Change, change, change. The world is an ever-changing place, as they say. This past year has been a very challenging one for all school food service professionals/administrators across the nation. As most know, the USDA enacted new guidelines for school lunches.
Gone are the days of planning a menu with just the five components of a meat/meat alternate, fruit, vegetable, grains and milk with no limitations on fat or calories. There are now strict guidelines for calories, fat content, sodium and what started out as maximum limits on grains and proteins (and eventually was lifted temporarily for one more year) put a strain on making decisions about what food to serve students that they would actually like and eat. Manufacturers have to come up with new products that fit the new regulations. Food is more expensive and more food is going in the garbage. The list goes on and on.

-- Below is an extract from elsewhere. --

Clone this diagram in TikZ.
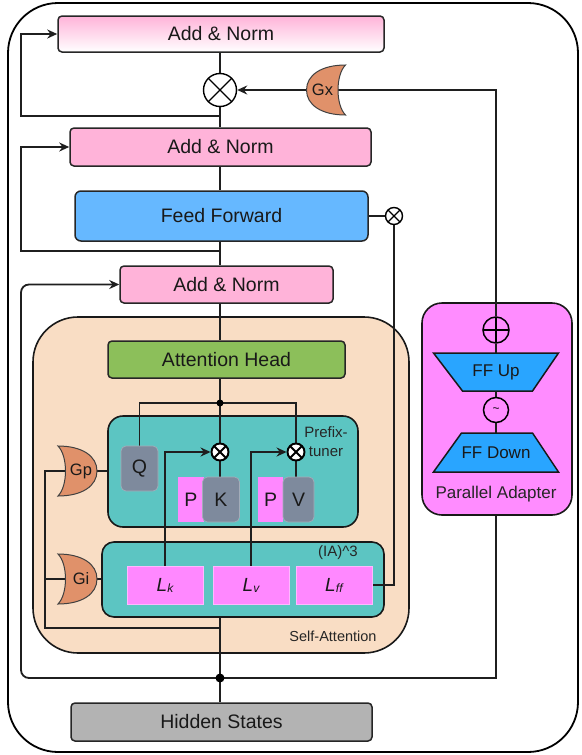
\documentclass[tikz,border=0pt]{standalone}
\usepackage{fontspec}
\setmainfont{Liberation Sans}
\usetikzlibrary{arrows.meta,calc}
\pgfdeclarelayer{bg}
\pgfdeclarelayer{lines}
\pgfsetlayers{bg,lines,main}
\definecolor{anpink}{HTML}{FFB3D9}
\definecolor{ffblue}{HTML}{66B8FF}
\definecolor{ahgreen}{HTML}{8CBF5A}
\definecolor{peach}{HTML}{F9DDC4}
\definecolor{tealbox}{HTML}{5CC5C2}
\definecolor{qgray}{HTML}{7E8A9D}
\definecolor{qborder}{HTML}{A3ACB9}
\definecolor{ppink}{HTML}{FF88FF}
\definecolor{pborder}{HTML}{FFB8FF}
\definecolor{pamag}{HTML}{FF8CFF}
\definecolor{ffupblue}{HTML}{29A5FF}
\definecolor{gorange}{HTML}{E0916A}
\definecolor{hsgray}{HTML}{B3B3B3}
\newcommand\fsz[1]{\fontsize{#1}{#1}\selectfont}
\tikzset{
  box/.style={draw=black!85, line width=1.5pt, rounded corners=4pt, inner sep=0pt, font=\fsz{19.5}, text=black!90},
  kbox/.style={fill=qgray, draw=qborder, line width=0.7pt, rounded corners=5pt, inner sep=0pt, minimum height=45pt, font=\fsz{19.5}, text=black!90},
  pbox/.style={fill=ppink, inner sep=0pt, minimum height=45pt, font=\fsz{19.5}, text=black!90},
  lbox/.style={fill=ppink, draw=pborder, line width=0.7pt, inner sep=0pt, minimum width=76pt, minimum height=38pt, text=black!90},
  container/.style={draw=black!90, line width=1.6pt},
  conn/.style={line width=1.8pt, draw=black!88},
  arr/.style={conn, -{Stealth[length=10pt,width=9pt]}},
  xmark/.style={circle, draw=black, fill=white, inner sep=0pt, line width=1.4pt,
    path picture={\draw[line width=1.4pt] (path picture bounding box.north west) -- (path picture bounding box.south east) (path picture bounding box.south west) -- (path picture bounding box.north east);}},
  boldx/.style={circle, draw=black, fill=white, inner sep=0pt, line width=1.9pt, minimum size=17pt,
    path picture={\draw[line width=1.9pt] (path picture bounding box.north west) -- (path picture bounding box.south east) (path picture bounding box.south west) -- (path picture bounding box.north east);}},
  pmark/.style={circle, draw=black, inner sep=0pt, line width=1.5pt,
    path picture={\draw[line width=1.5pt] (path picture bounding box.north) -- (path picture bounding box.south) (path picture bounding box.west) -- (path picture bounding box.east);}},
  gatetext/.style={inner sep=1pt, font=\fsz{16.5}, text=black!90},
  gate/.pic={\path[fill=gorange, draw=black!75, line width=1pt] (-23,-25) .. controls (1,-25) and (16,-15) .. (16,0) .. controls (16,15) and (1,25) .. (-23,25) .. controls (-13,15) and (-13,-15) .. (-23,-25) -- cycle;},
  trap/.style={fill=ffupblue, draw=black!90, line width=1.5pt},
  lab/.style={inner sep=0pt, text=black!85},
  dot/.style={circle, fill=black, inner sep=0pt}
}
\begin{document}
\begin{tikzpicture}[x=1pt,y=-1pt]
\useasboundingbox (0,0) rectangle (581,755);
% containers
\begin{pgfonlayer}{bg}
\draw[line width=1.8pt, rounded corners=50pt] (8,3) rectangle (578,752);
\node[container, fill=peach, rounded corners=45pt, minimum width=376pt, minimum height=336pt] (sa) at (221,485) {};
\node[container, fill=tealbox, rounded corners=15pt, minimum width=250pt, minimum height=111pt] (pre) at (233,471.5) {};
\node[container, fill=tealbox, rounded corners=12pt, minimum width=282pt, minimum height=75pt] (ia) at (243,579.5) {};
\node[container, fill=pamag, rounded corners=20pt, minimum width=150pt, minimum height=212pt] (pa) at (497,409) {};
\end{pgfonlayer}
% main boxes
\node[box, top color=anpink, bottom color=white, minimum width=326pt, minimum height=36pt] (an1) at (221,34) {Add \& Norm};
\node[box, fill=anpink, minimum width=301pt, minimum height=38pt] (an2) at (220.5,147) {Add \& Norm};
\node[box, fill=ffblue, rounded corners=6pt, minimum width=293pt, minimum height=50pt] (ff) at (221.5,216) {Feed Forward};
\node[box, fill=anpink, minimum width=213pt, minimum height=37pt] (an3) at (226.5,284.5) {Add \& Norm};
\node[box, fill=ahgreen, minimum width=237pt, minimum height=37pt] (ah) at (226.5,359.5) {Attention Head};
\node[box, fill=hsgray, minimum width=301pt, minimum height=38pt] (hs) at (221.5,722) {Hidden States};
% operators
\node[xmark, minimum size=33pt] (ox) at (220,90) {};
\node[xmark, minimum size=17pt] (sx) at (394,216) {};
\node[boldx] (kx) at (220,452) {};
\node[boldx] (vx) at (296,452) {};
\node[dot, minimum size=7pt] (jd) at (220,403) {};
\node[dot, minimum size=9pt] (j) at (220,678) {};
% prefix tuner content
\node[kbox, minimum width=37pt] (q) at (139.5,468.5) {Q};
\node[pbox, minimum width=26pt] (pk) at (191,499.5) {P};
\node[kbox, minimum width=37pt] (k) at (221,499.5) {K};
\node[pbox, minimum width=25pt] (pv) at (270.5,499.5) {P};
\node[kbox, minimum width=31pt] (v) at (298.5,499.5) {V};
\node[lab, align=center, font=\fontsize{15}{19}\selectfont] (prelab) at (326,442) {Prefix-\\tuner};
% IA3 content
\node[lbox] (lk) at (165,585) {\fsz{19}\itshape L\raisebox{-1pt}{\fsz{12}k}};
\node[lbox] (lv) at (251,585) {\fsz{19}\itshape L\raisebox{-1pt}{\fsz{12}v}};
\node[lbox] (lff) at (334,585) {\fsz{19}\itshape L\raisebox{-1pt}{\fsz{12}f\kern0.3pt f}};
\node[lab, font=\fsz{15}] (ialab) at (338,553) {(IA)\textasciicircum 3};
\node[lab, font=\fsz{14.5}] (salab) at (333,636) {Self-Attention};
% gates
\pic at (81,471) {gate};
\node[gatetext] (gp) at (81,471) {Gp};
\pic at (81,579) {gate};
\node[gatetext] (gi) at (81,579) {Gi};
\pic[xscale=-1] at (322.5,90) {gate};
\node[gatetext] (gx) at (322.5,90) {Gx};
% parallel adapter
\node[pmark, minimum size=26pt] (oplus) at (496,330) {};
\path[trap] (433.5,353) -- (558.5,353) -- (532.5,391) -- (462.5,391) -- cycle;
\node[inner sep=0pt, minimum width=70pt, minimum height=38pt, font=\fsz{17}, text=black!90] (ffup) at (496,372) {FF Up};
\node[circle, draw=black, line width=1.5pt, inner sep=0pt, minimum size=25pt, font=\fsz{12}] (tl) at (496,410) {\textasciitilde};
\path[trap] (461.5,433) -- (532.5,433) -- (558.5,472) -- (433.5,472) -- cycle;
\node[inner sep=0pt, minimum width=70pt, minimum height=39pt, font=\fsz{17}, text=black!90] (ffdown) at (496,452.5) {FF Down};
\node[lab, font=\fsz{17}] (palab) at (496,494) {Parallel Adapter};
% helper coordinates
\coordinate (L) at (21,0);
\coordinate (G) at (45,0);
\coordinate (l1) at (220,116);
\coordinate (l2) at (220,251);
\coordinate (gl) at (220,628);
% connectors
\begin{pgfonlayer}{lines}
\draw[conn] (ox.north) -- (ox.north |- an1.south);
\draw[conn] (ox.south) -- (ox.south |- an2.north);
\draw[conn] (an2.south -| ox) -- (ff.north -| ox);
\draw[conn] (ff.south -| ox) -- (an3.north -| ox);
\draw[conn] (an3.south -| ox) -- (ah.north -| ox);
\draw[conn] (ah.south -| ox) -- (jd.center);
\draw[conn] (jd.center) -- (kx.north);
\draw[conn] (q.north) |- (jd.center) -| (vx.north);
\draw[conn] (kx.south) -- (kx.south |- k.north);
\draw[conn] (vx.south) -- (vx.south |- v.north);
\draw[arr] (lk.north) |- (kx.west);
\draw[arr] (lv.north) |- (vx.west);
\draw[conn] (lff.east) -| (sx.south);
\draw[conn] (ff.east) -- (sx.west);
\draw[arr] (gx.center) -- (ox.east);
\draw[conn] (gx.center) -| (oplus.north);
\draw[conn] (oplus.south) -- (ffup.north);
\draw[conn] (ffup.south) -- (tl.north);
\draw[conn] (tl.south) -- (ffdown.north);
\draw[conn] (pa.south -| oplus) |- (j.center);
\draw[conn] (j.center) -- (j |- hs.north);
\draw[conn] (j.center) -- (j |- ia.south);
\draw[arr] (l1) -| (L |- an1.west) -- (an1.west);
\draw[arr] (l2) -| (L |- an2.west) -- (an2.west);
\draw[arr, rounded corners=8pt] (j.center) -| (L |- an3.west) -- (an3.west);
\draw[conn] (gl) -| (G |- gp.center) -- (gp.center);
\draw[conn] (G |- gi.center) -- (gi.center);
\draw[conn] (gp.center) -- (pre.west |- gp.center);
\draw[conn] (gi.center) -- (ia.west |- gi.center);
\end{pgfonlayer}
\end{tikzpicture}
\end{document}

Change is good. Particularly in this day and age when childhood obesity is at an all-time high. Experts are saying that our children today will be the first generation of adults who will not exceed their parent’s life expectancy.
I’m sure everyone is familiar with the term that’s been used many times before “it takes a village to raise a child.” I believe the same is true for childhood obesity – we can do our part as school food professionals but we have to teach our children how to eat healthy and exercise too. I remember as a child, as soon as we got home from school, after homework was done, we went outside and “played.” We rode bikes, played baseball, tag, ran races, etc. Today, our children play video games, use the computer and text, use apps and talk on their phones. It’s a changing society. An average 17 year old will spend over 2 hours and 20 minutes a day with social media, whether it’s on a cell phone, computer, Facebook, etc. What to do? No one person has the answer.
Michelle Obama has started a movement called “Let’s Move!” It’s a start to try and put a stop to obesity in children. It’s a beginning that is taking place right now in all of our schools in America. More fresh fruits and vegetables are being offered. Whole grains and low-fat, low sodium and elimination of sugary drinks and snacks. Duneland Schools have been and continue to be dedicated to the quest to serve tasty, healthy and nutritious meals and to meet the new USDA guidelines.
This column solely represents the writer's opinion.